O coronavírus no interior do Brasil

Como Mossoró aparece entre as médias cidades brasileiras à beira do colapso de UTIs?

Olhando números tão aterradores entre cidades do interior  e percebendo que Mossoró consta na lista dos municípios à beira do colapso no sistema de saúde, as providências de isolamento e distanciamento social precisam ser reforçadas urgentemente

Tudo caminha para que os profissionais da saúde, que estão na linha de frente no enfrentamento ao covid-19,  não conseguirão forçar o Governo do Estado, nem a Prefeitura de Mossoró a adotarem um lockdown como forma de controlar os níveis de atendimento no sistema sanitário e impedir o colapso nos hospitais com a ascensão do número de doentes.

A luta é inglória, mas também necessária. Motivos não faltam. O jornal Folha de S. Paulo destacou na edição de domingo (17) reportagem em que aponta as cidades do interior do Brasil com UTIs lotadas a ponto de pressionarem suas capitais. Sete Estados do Norte e do Nordeste apresentam alta demanda por leitos, entre eles o Rio Grande do Norte (Bahia, Pernambuco, Ceará, Pará, Maranhão e Amazonas). Inclusive, a reportagem aponta que, ao lado da Bahia, o RN tem cidades com 100% de ocupação enquanto há vagas nas capitais. Mossoró aparece com destaque na reportagem e no infográfico, onde “tem 26 dos 35 leitos de UTI de pacientes, uma ocupação de 77%”.

O ideal de ocupação deveria girar em percentuais abaixo de 50%, índice considerável apropriado para atender o fluxo de demanda à medida que os doentes internados vão desocupando os leitos. O sinal vermelho de Mossoró, portanto, já está aceso.

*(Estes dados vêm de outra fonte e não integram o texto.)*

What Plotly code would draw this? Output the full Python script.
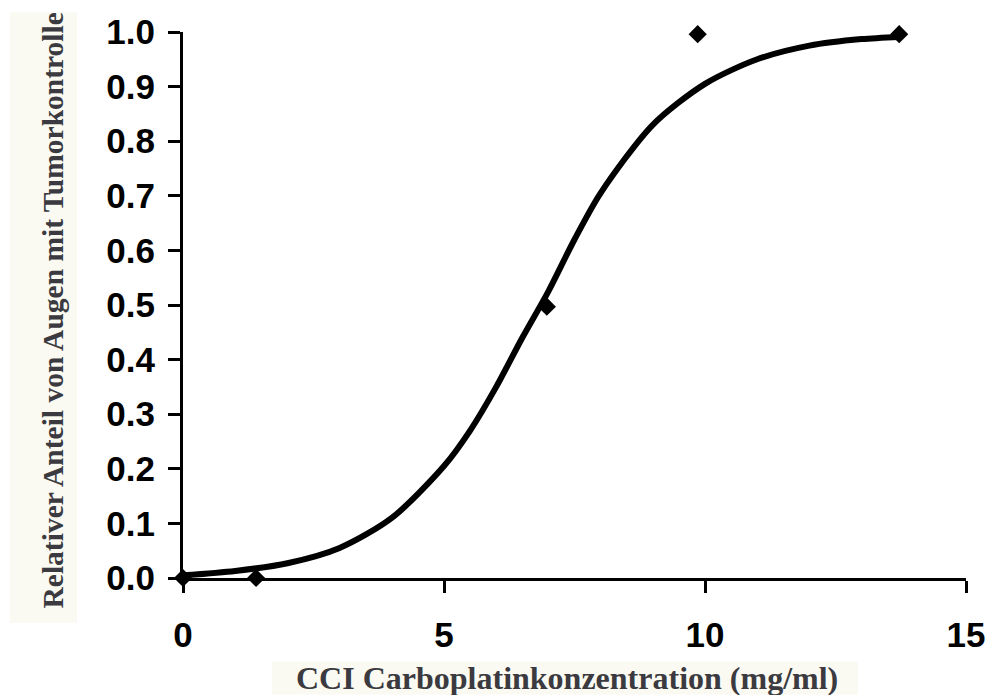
import plotly.graph_objects as go

# Measured data points
data_x = [0, 1.4, 6.97, 9.86, 13.72]
data_y = [0.0, 0.0, 0.497, 0.996, 0.996]

# Fitted curve
curve_x = [0, 1, 2, 3, 4, 5, 5.5, 6, 6.5, 7, 7.5, 8, 9, 10, 11, 12, 13, 13.72]
curve_y = [0.005, 0.013, 0.027, 0.055, 0.11, 0.205, 0.27, 0.35, 0.44, 0.525, 0.62, 0.705,
           0.83, 0.905, 0.95, 0.975, 0.987, 0.991]

x_ticks = [0, 5, 10, 15]
y_ticks = [0.0, 0.1, 0.2, 0.3, 0.4, 0.5, 0.6, 0.7, 0.8, 0.9, 1.0]
y_ticktext = ["%.1f" % v for v in y_ticks]

x_title = "CCI Carboplatinkonzentration (mg/ml)"
y_title = "Relativer Anteil von Augen mit Tumorkontrolle"

fig = go.Figure()
fig.add_trace(go.Scatter(x=curve_x, y=curve_y, mode="lines",
                         line=dict(color="black", width=6, shape="spline", smoothing=0.8),
                         cliponaxis=False, showlegend=False, hoverinfo="skip"))
fig.add_trace(go.Scatter(x=data_x, y=data_y, mode="markers",
                         marker=dict(symbol="diamond", size=14, color="black"),
                         cliponaxis=False, showlegend=False))

tickfont = dict(family="Liberation Sans, Arial, sans-serif", size=35, color="black", weight="bold")
fig.update_layout(
    width=991, height=695,
    margin=dict(l=183, r=25, t=32, b=117),
    paper_bgcolor="white", plot_bgcolor="white",
    xaxis=dict(range=[0, 15], tickvals=x_ticks, ticks="outside", ticklen=12, tickwidth=3,
               tickcolor="black", showline=True, linecolor="black", linewidth=3,
               showgrid=False, zeroline=False, tickfont=tickfont, ticklabelstandoff=12,
               automargin=False),
    yaxis=dict(range=[0, 1], tickvals=y_ticks, ticktext=y_ticktext, ticks="outside", ticklen=12,
               tickwidth=3, tickcolor="black", showline=True, linecolor="black", linewidth=3,
               showgrid=False, zeroline=False, tickfont=tickfont, ticklabelstandoff=6,
               automargin=False),
    shapes=[
        dict(type="rect", xref="paper", yref="paper", x0=-0.2209, x1=-0.1354, y0=-0.0818, y1=1.036,
             fillcolor="#fafaf2", line=dict(width=0), layer="below"),
        dict(type="rect", xref="paper", yref="paper", x0=0.1137, x1=0.862, y0=-0.2135, y1=-0.153,
             fillcolor="#fafaf2", line=dict(width=0), layer="below"),
    ],
    annotations=[
        dict(text="<b>%s</b>" % x_title, xref="paper", yref="paper", x=0.49, y=-0.184,
             xanchor="center", yanchor="middle", showarrow=False,
             font=dict(family="Liberation Serif, Times New Roman, serif", size=32, color="#3a3a40")),
        dict(text="<b>%s</b>" % y_title, xref="paper", yref="paper", x=-0.166, y=0.49,
             xanchor="center", yanchor="middle", showarrow=False, textangle=-90,
             font=dict(family="Liberation Serif, Times New Roman, serif", size=29.5, color="#3a3a40")),
    ],
)

fig.write_html("out.html", config={"displayModeBar": False},
               post_script="document.body.style.margin='0';document.body.style.overflow='hidden';")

Com a fragilidade da fiscalização do isolamento na cidade e com a falta de conscientização de boa parte dos mossoroenses ao se negarem ficar em casa neste período, a lotação total dos leitos é só questão de tempo. A impressão que passa é que não alcançamos a plenitude de ocupação por mera obra do acaso.

Por esta razão, o lockdown foi reivindicado. Os médicos bolsonaristas se colocaram contra, alegando que tem de abrir toda a economia. Sim, bolsonaristas, porque a nota do Sinmed foi mais política do científica, como já abordado por este site.

O Governo também se manifestou contra, no entanto, com o zelo não observado pelo sindicato dos médicos.  No blog do jornalista Saulo Vale, o documento apresentado pelo Governo para atender à determinação da Justiça sobre o pedido do Sindisaúde diz o seguinte: “O Comitê [Técnico da SESAP], após exaustiva análise da conjuntura atual, conclui que ‘não existem fundamentos que se justifiquem agora a decretação de lockdown (ou quarentena total, como chamado na liminar) mais restrito. As medidas adotadas pelo estado de isolamento e distanciamento social, com o uso de máscaras faciais nos espaços públicos, já são suficientes, no momento, para evitar o colapso do sistema [de Saúde]”.

Ou seja, o Governo supõe que as atitudes já adotadas são o bastante, evidentemente para não desagradar setores econômicos que pressionam para que nem sequer tais medidas fossem aplicadas. E reforçou que não cabe ao sindicato reivindicar a restrição total, atribuição do Governo e das prefeituras.

Mas, os dias passam, o número de mortes e infectados crescem. Mossoró, que se tornou o epicentro do coronavírus no Estado, apesar da lotação batendo à porta, tem níveis bem melhores que outras cidades médias do interior do Brasil.

Na reportagem da Folha, Mossoró só perde para Ilhéus em termos de ocupação de leitos de UTIs se comparada com  Caruaru-PE (100%), Parintins-AM (sem UTIs), Itacoatiara-AM (sem UTIs), Parauapebas-PA (80%), Altamira-PA (78,5%), Santarém-PA (100%), Itabuna-BA (90%), Ilhéus-BA (64%), Jequié-BA (89%), Sobral-CE (78%), Quixeramobim-CE (100%), Imperatriz-MA (100%), todos os dados computados até a sexta-feira (15).

Olhando números tão aterradores entre cidades do interior  e percebendo que Mossoró consta nesta lista, as providências de isolamento e distanciamento social precisam ser tomadas. Se o Governo e a Prefeitura descartam, por ora, o decreto de lockdown (embora o Consórcio Nordeste recomende), seria sensato que os decretos vigentes fossem fortemente cumpridos e fiscalizados até mesmo com o auxílio dos aparelhos de coerção necessários. Se assim for, certamente não haverá motivo para que profissionais de saúde apelem para o lockdown, considerando que assim, o sistema de saúde do Estado e de Mossoró poderão atender a todos sob controle em graus que não permitam o colapso, que, como estamos percebendo, está a caminho.